» **INSTRUCTIONS TO FOLLOW**
For this exercise, output only the lines between the "Reproduce this chart with Plotly." line and the "xtick_vals = [0, 10, 20, 30, 40, 50, 60]" line, both of them included, and skip all pictures.

» **PROVIDED ENTRIES**
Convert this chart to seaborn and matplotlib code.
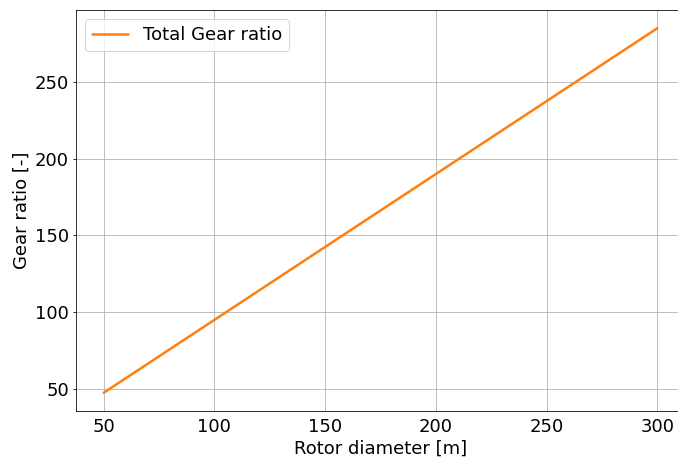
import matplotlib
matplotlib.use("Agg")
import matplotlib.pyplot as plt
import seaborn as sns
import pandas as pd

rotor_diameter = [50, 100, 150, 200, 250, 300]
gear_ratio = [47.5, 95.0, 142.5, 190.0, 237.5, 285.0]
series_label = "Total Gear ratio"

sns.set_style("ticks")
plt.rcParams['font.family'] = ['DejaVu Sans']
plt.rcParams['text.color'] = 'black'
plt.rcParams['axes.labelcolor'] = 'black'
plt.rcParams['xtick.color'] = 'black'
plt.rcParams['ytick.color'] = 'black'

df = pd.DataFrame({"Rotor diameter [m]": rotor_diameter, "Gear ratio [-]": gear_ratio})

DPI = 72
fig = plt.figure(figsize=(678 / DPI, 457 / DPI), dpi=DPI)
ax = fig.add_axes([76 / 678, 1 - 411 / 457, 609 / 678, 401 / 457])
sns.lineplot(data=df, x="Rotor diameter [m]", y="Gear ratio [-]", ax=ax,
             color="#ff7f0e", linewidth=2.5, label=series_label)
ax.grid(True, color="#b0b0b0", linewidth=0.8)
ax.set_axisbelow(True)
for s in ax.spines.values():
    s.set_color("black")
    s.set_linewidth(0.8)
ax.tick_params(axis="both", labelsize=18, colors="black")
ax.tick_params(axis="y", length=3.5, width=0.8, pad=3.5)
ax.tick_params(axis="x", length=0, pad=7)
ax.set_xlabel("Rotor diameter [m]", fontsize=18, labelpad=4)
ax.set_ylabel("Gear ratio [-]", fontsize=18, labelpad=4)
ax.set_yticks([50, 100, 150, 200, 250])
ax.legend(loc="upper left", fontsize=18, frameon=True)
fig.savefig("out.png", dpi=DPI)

--

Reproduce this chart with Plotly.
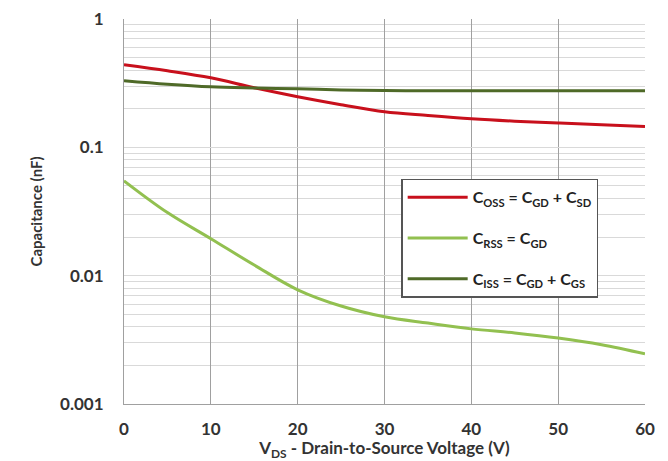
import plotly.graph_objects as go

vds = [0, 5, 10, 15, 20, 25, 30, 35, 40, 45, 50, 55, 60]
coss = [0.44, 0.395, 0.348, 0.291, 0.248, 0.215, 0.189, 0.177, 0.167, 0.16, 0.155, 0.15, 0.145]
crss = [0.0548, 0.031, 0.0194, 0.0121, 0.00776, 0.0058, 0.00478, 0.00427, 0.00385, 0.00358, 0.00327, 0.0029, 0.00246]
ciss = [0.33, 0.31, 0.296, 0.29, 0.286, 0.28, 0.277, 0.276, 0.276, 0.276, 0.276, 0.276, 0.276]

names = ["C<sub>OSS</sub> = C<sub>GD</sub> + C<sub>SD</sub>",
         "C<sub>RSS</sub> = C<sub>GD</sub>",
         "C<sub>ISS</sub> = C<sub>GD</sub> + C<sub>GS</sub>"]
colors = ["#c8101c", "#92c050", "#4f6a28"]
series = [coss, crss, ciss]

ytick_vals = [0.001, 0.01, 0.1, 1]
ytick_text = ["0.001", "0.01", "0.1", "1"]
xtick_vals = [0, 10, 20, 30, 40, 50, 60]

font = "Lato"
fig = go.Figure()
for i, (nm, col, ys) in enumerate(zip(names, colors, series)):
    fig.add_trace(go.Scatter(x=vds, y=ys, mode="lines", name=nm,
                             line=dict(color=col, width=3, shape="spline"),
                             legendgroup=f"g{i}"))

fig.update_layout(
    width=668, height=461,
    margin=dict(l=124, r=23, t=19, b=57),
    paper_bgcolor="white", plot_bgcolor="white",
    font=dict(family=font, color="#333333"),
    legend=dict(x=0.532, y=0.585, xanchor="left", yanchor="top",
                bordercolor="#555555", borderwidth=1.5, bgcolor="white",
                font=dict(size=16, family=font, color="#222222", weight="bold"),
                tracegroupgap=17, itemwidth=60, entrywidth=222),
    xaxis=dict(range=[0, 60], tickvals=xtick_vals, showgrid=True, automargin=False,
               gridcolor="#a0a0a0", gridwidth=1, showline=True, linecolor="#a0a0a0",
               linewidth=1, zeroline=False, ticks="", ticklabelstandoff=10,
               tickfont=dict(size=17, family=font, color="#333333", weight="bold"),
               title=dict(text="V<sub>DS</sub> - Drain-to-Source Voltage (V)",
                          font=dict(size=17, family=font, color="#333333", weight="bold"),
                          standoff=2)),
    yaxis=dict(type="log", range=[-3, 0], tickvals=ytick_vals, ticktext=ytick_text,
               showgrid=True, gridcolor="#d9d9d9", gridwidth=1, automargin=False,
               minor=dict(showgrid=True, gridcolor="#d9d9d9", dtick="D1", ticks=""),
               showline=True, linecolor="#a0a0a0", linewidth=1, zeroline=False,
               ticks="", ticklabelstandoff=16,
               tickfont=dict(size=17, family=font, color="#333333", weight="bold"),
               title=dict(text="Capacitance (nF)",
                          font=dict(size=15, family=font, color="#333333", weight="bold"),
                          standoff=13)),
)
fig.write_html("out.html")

...

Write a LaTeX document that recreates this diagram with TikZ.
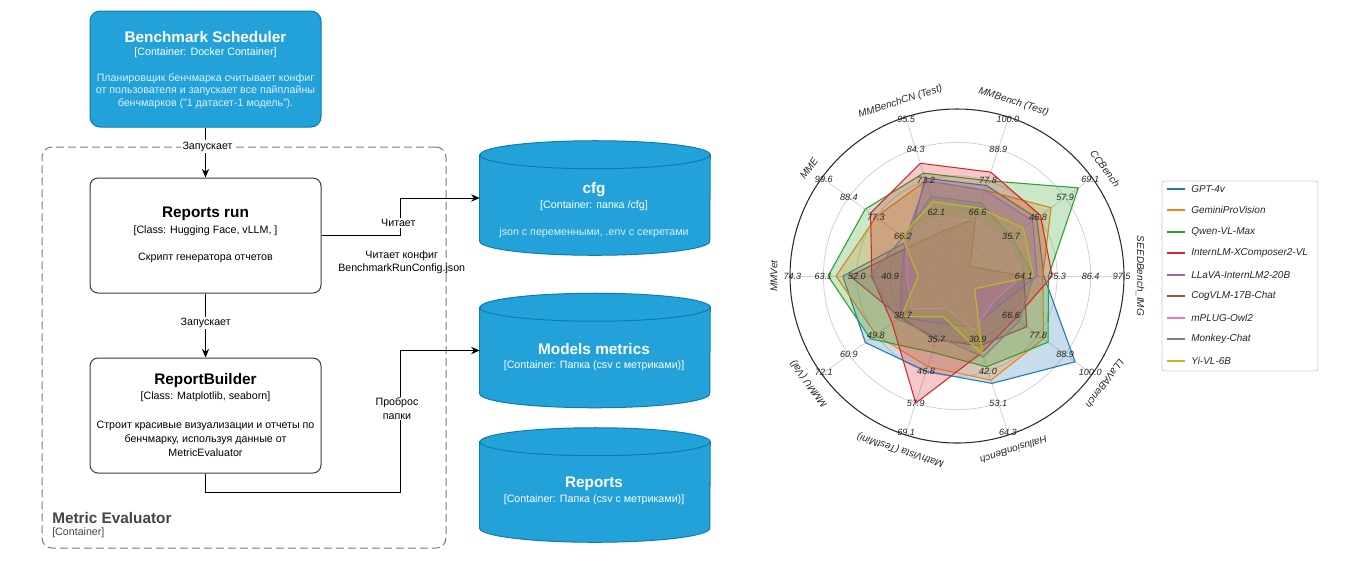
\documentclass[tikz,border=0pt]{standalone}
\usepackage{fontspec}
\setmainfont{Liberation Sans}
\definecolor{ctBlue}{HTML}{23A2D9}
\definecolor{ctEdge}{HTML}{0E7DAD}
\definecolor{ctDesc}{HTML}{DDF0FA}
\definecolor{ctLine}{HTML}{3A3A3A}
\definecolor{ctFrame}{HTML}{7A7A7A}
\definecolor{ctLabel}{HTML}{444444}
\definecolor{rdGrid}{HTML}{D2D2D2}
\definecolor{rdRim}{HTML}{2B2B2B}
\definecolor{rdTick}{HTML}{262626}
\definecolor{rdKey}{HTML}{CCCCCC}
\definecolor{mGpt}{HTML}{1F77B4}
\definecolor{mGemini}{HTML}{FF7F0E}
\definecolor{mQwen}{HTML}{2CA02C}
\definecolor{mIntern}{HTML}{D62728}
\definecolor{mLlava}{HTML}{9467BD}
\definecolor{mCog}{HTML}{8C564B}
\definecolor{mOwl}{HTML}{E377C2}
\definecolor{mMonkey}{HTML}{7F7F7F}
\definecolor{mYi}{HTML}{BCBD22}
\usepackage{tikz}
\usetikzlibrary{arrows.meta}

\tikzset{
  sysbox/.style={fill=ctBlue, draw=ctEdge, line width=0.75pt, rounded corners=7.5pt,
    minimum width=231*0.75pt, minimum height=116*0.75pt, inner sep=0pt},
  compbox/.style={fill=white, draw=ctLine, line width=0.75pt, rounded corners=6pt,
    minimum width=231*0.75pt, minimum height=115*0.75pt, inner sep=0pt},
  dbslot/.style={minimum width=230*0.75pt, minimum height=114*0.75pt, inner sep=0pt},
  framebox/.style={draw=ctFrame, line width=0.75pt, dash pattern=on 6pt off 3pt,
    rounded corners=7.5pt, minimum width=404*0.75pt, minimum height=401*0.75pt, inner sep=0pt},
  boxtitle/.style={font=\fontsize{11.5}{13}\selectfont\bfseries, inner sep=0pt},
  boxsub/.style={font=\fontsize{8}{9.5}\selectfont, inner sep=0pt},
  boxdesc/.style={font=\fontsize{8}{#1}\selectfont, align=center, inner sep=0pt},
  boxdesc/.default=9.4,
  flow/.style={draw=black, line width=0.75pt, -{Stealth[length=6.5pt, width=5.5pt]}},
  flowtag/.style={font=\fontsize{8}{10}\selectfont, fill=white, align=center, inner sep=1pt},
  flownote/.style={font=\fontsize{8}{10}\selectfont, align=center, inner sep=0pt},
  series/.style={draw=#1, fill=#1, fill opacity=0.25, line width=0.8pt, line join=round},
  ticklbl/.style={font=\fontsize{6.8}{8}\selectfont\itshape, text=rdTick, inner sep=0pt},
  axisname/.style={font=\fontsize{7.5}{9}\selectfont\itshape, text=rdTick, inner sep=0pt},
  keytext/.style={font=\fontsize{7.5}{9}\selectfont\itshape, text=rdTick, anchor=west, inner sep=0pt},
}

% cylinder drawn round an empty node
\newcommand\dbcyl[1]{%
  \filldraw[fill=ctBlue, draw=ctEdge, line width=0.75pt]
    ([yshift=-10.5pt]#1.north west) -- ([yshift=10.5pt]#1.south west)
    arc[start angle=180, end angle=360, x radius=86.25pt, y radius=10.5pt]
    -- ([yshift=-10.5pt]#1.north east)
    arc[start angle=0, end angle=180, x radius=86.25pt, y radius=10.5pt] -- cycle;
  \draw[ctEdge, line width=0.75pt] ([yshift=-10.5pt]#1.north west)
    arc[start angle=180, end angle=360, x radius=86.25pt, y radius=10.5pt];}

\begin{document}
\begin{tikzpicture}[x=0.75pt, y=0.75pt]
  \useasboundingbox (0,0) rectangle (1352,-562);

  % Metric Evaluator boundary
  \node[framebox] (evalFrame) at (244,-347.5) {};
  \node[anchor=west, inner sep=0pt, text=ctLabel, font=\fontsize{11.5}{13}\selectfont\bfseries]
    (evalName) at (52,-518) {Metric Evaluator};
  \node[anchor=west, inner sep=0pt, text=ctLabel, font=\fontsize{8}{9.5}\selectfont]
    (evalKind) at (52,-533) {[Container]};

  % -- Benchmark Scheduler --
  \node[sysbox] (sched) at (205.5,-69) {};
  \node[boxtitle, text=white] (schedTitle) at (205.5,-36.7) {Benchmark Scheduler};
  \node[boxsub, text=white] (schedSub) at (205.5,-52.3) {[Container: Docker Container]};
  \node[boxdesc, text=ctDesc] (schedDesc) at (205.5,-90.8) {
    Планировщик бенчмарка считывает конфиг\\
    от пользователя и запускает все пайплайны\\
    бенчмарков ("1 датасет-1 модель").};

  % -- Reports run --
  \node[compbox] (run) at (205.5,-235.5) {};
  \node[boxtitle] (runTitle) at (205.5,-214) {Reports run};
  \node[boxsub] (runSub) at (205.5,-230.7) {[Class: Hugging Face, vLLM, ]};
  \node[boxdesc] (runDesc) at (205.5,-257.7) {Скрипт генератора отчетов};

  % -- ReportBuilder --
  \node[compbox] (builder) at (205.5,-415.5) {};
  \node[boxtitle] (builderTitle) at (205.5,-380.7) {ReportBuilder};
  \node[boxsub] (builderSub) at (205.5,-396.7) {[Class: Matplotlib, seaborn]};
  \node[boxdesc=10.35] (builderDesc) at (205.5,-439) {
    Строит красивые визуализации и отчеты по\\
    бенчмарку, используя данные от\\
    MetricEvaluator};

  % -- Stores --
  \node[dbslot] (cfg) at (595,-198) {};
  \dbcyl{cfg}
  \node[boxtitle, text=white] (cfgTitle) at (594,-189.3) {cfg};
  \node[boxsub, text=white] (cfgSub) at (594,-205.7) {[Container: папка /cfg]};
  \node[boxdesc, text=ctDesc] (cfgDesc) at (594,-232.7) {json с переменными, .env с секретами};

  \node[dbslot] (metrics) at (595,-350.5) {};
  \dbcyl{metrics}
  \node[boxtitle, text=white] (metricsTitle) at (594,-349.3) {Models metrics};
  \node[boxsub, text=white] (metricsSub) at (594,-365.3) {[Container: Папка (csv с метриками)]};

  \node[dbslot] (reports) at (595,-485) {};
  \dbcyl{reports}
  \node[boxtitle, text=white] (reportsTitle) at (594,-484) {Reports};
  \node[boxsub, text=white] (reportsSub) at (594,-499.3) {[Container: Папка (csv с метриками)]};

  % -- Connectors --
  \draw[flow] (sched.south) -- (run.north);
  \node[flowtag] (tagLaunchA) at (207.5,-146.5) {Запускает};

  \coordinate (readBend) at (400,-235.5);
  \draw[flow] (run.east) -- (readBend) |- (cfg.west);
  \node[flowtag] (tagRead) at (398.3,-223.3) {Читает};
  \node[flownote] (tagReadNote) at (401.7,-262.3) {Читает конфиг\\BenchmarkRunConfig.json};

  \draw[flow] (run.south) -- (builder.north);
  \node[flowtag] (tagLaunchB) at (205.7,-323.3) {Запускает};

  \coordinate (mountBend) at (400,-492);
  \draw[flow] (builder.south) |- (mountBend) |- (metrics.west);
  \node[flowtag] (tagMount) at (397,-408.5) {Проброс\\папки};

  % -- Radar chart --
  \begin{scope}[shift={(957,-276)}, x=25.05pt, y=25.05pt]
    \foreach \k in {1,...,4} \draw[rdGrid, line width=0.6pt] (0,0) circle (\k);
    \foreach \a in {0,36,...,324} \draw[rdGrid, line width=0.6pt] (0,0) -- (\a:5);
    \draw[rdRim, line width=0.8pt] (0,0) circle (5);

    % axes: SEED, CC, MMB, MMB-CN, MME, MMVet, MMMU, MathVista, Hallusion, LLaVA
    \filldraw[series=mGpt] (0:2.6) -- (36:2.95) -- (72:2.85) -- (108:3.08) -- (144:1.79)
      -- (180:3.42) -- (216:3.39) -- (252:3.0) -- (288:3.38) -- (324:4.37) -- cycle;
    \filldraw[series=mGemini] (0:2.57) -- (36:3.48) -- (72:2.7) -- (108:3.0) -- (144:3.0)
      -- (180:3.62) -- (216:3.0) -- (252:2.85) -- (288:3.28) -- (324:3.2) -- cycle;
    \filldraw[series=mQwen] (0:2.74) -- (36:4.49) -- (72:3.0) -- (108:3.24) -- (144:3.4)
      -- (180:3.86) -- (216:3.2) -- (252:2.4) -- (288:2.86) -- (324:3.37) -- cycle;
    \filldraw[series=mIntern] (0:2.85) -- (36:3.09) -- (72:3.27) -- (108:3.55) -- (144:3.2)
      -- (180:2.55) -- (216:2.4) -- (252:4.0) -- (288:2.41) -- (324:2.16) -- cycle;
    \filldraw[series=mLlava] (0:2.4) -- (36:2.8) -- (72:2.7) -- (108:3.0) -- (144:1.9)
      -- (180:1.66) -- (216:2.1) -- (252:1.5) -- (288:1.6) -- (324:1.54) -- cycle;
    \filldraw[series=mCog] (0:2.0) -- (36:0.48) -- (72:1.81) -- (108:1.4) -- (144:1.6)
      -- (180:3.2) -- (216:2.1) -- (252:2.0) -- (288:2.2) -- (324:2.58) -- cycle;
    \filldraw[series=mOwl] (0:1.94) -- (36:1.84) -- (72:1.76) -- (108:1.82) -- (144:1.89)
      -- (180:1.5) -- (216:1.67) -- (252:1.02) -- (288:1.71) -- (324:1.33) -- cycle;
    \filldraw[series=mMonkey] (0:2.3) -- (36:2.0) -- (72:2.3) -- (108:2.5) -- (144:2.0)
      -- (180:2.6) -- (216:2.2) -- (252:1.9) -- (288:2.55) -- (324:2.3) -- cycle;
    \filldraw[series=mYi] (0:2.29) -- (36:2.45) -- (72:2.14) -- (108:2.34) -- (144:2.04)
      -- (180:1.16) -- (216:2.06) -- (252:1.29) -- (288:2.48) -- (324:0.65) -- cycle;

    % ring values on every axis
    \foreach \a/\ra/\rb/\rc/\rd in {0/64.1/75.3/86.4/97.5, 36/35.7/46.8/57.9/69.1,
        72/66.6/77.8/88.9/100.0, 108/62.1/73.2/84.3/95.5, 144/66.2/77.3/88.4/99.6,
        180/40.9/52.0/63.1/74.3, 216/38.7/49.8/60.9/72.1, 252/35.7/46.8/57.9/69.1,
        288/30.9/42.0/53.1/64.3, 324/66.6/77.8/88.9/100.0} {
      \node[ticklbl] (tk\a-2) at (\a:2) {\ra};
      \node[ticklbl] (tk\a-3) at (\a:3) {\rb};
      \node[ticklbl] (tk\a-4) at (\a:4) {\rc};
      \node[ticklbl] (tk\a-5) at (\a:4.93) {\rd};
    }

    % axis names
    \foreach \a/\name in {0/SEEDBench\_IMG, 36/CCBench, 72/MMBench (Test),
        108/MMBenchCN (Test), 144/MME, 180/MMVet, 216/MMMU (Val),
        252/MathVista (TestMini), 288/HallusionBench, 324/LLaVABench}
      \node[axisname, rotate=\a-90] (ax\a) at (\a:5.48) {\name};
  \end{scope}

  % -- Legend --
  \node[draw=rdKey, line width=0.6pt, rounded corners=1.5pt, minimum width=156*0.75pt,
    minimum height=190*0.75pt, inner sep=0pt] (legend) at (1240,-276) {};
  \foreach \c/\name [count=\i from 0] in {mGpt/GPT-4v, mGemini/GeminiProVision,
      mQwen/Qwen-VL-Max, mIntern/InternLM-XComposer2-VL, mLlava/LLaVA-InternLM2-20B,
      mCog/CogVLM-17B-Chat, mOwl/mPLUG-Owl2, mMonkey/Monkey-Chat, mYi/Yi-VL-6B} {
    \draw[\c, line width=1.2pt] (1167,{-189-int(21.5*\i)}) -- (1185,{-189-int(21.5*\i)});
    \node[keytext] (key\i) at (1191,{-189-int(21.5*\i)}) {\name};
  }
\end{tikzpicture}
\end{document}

» **FULL ANSWER**
Reproduce this chart with Plotly.
import plotly.graph_objects as go

vds = [0, 5, 10, 15, 20, 25, 30, 35, 40, 45, 50, 55, 60]
coss = [0.44, 0.395, 0.348, 0.291, 0.248, 0.215, 0.189, 0.177, 0.167, 0.16, 0.155, 0.15, 0.145]
crss = [0.0548, 0.031, 0.0194, 0.0121, 0.00776, 0.0058, 0.00478, 0.00427, 0.00385, 0.00358, 0.00327, 0.0029, 0.00246]
ciss = [0.33, 0.31, 0.296, 0.29, 0.286, 0.28, 0.277, 0.276, 0.276, 0.276, 0.276, 0.276, 0.276]

names = ["C<sub>OSS</sub> = C<sub>GD</sub> + C<sub>SD</sub>",
         "C<sub>RSS</sub> = C<sub>GD</sub>",
         "C<sub>ISS</sub> = C<sub>GD</sub> + C<sub>GS</sub>"]
colors = ["#c8101c", "#92c050", "#4f6a28"]
series = [coss, crss, ciss]

ytick_vals = [0.001, 0.01, 0.1, 1]
ytick_text = ["0.001", "0.01", "0.1", "1"]
xtick_vals = [0, 10, 20, 30, 40, 50, 60]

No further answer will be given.